Stiff and Davis studied the tendency of CaCO3 scaling of oil field waters (1). Oddo and Tomson derived a simplified method of calculating CaCO3 saturation at high temperatures and pressures (2). Oddo and Tomson also investigated and introduced new saturation indices for barium, strontium, magnesium and calcium sulfates and calcium carbonates (3). Haaberg, Selm and Granbakken investigated scale formation in reservoir and production equipment during oil recovery by presenting a reliable model for the solubility products of scale-forming minerals (4). Straub investigated solubility of CaSO4 and CaCO3 at temperatures between 182° C. to 316° C. (5). It was concluded that CaSO4 and CaCO3 solubility decreases with increasing temperature (5). Yeboah, Somauh, and, Saeed presented a new reliable model for predicting oilfield scale formation (6).
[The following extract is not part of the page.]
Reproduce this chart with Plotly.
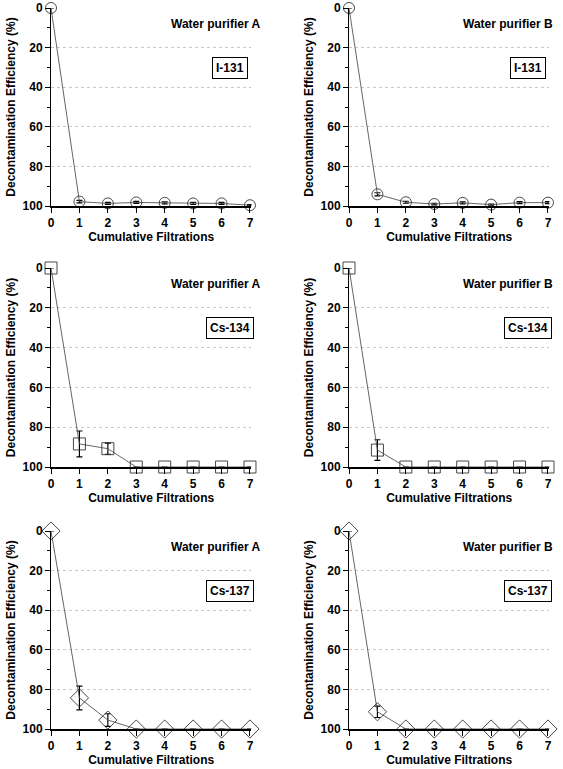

This model, in contrast to other models which predict only scaling potential using thermodynamics and limited solubility data, predicts the potential and deposition profile based on extensive thermodynamic and kinetic data.
There are numerous models available in the literature (Ref. 1) which address the scale formation potential through solubility index computations. These models are primarily based on stoichiometry of the brine and do not adequately address the reaction rate. Also, a majority of the research has been performed by academia which is somewhat limited to low flow rate and relatively low pressure conditions. The tube tests conducted by flowing a brine solution through a capillary tube at high temperature (and low pressures on the order of a few hundred psi) are effectively utilized for inhibitor comparisons.
These are not suitable for predicting scale growth for more complex geometry, such as that of an interval control valve of the type used to regulate fluid flow into a tubular string. There also appears to be a shortage of mechanical strength data for the scale materials formed over a range of temperatures and pressures commonly encountered in a well downhole.